Modeling the non-Newtonian rheology of suspensions containing dissolved polymers

Suspension rheology exhibits a wide range of non-Newtonian behavior such as shear-thinning, shear-thickening and yield stress development. The rheology is dependent on solids concentration, colloidal and hydrodynamic forces. However, the mechanisms responsible for the complex rheology are not well understood.; A modified Stokesian dynamics technique is proposed to model suspension rheology. Three different mechanisms for shear-thinning are described and quantified. The prediction of shear-thinning due to Brownian motion compares well with experimental data; low and high shear rates give random and layered structures, respectively.

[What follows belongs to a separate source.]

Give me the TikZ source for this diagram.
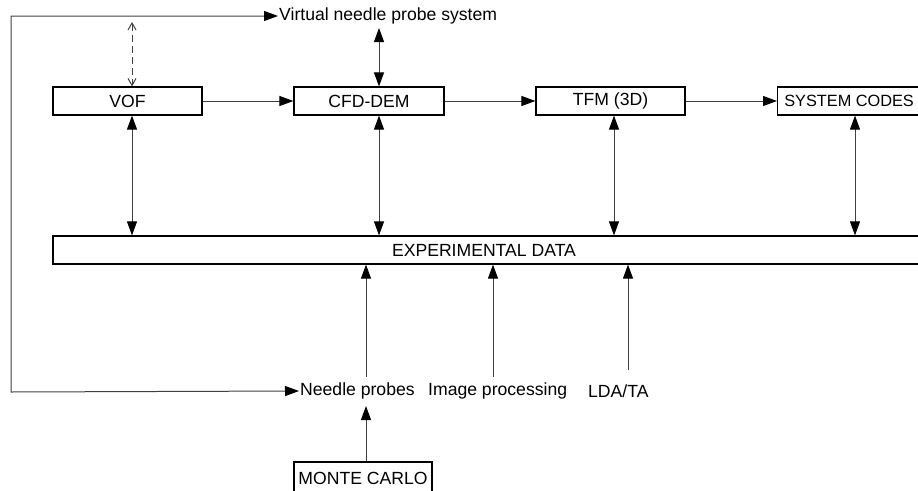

Shear-thinning for repulsive forces between particles is caused by the breakup of an ordered or semi-crystalline configuration as the shear rate increases. For suspensions flocculated into a secondary minimum, shear-thinning is produced by breakup of particle aggregates as the hydrodynamic forces dominate the interparticle forces. The model predicts that boundary interactions influence the viscosity predictions. Smooth walls cause slip planes to form that reduce suspension viscosity. Rough walls disrupt slip plane formation and cause an increase in the low shear rate viscosity predictions. The development of a yield stress behavior is predicted when the boundaries are considered rough. Model predictions compare well with past experiments.; The model was modified to include the influence of a viscous, shear-thinning fluid phase. Correction factors are reported to describe a range of shear-thinning fluids. The model predictions are compared with data from the literature.; Model predictions are compared with viscosity measurements of mixtures of a monodisperse polystyrene latex and carboxymethyl cellulose (CMC). Low and high molecular weight samples of CMC are used. Increasing CMC concentration causes the rheology to change from Newtonian to shear-thinning. The model predicts the degree of shear-thinning behavior assuming a depletion attraction mechanism. The higher molecular weight CMC decreases the shear rate for the onset of shear-thinning and reduces the relative viscosity compared to the lower molecular weight CMC.